Zuidtangent (Dutch for "south tangent") is the former name of the bus rapid transit service between Haarlem, Hoofddorp, and Amsterdam in the Netherlands. The Zuidtangent has been established in 2002 and was rebranded as R-net (Randstad-net) in 2011 when it became part of its eponymous regional service. Across the entire R-net network vehicles will be painted into the original Zuidtangent colour palette of dark grey and red.
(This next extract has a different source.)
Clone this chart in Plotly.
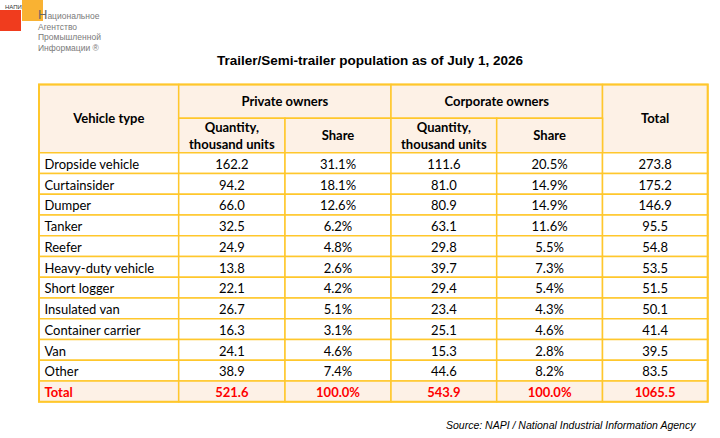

The two lines that formed the Zuidtangent network have been adopted by R-net without change and are still operated by Connexxion:
- Line 300 from Haarlem via Hoofddorp, Schiphol Airport and Amstelveen to Amsterdam-Zuidoost.
- Line 397 from Nieuw-Vennep via Hoofddorp and Schiphol Airport to Amsterdam City Centre.

The Zuidtangent buses run on dedicated bus lanes from Haarlem to Schiphol Airport (25 km; line 300) and from Nieuw-Vennep to Hoofddorp (5 km; line 397). They use normal roads and motorways for most of the route between Schiphol Airport and Amsterdam-Zuidoost. They have priority at road crossings throughout. The province of North Holland has announced an extension from Hoofddorp (Beukenhorst) to Uithoorn. An extension from Haarlem to IJmuiden is established as night bus service.

Buses such as the earlier mentioned 397 and 341 operated by Connexion from Hoofddorp Spaarne Gasthuis to Amsterdam South Railway Station also use a dedicated bus road parallel to the A4 motorway between Schiphol and Osdorp.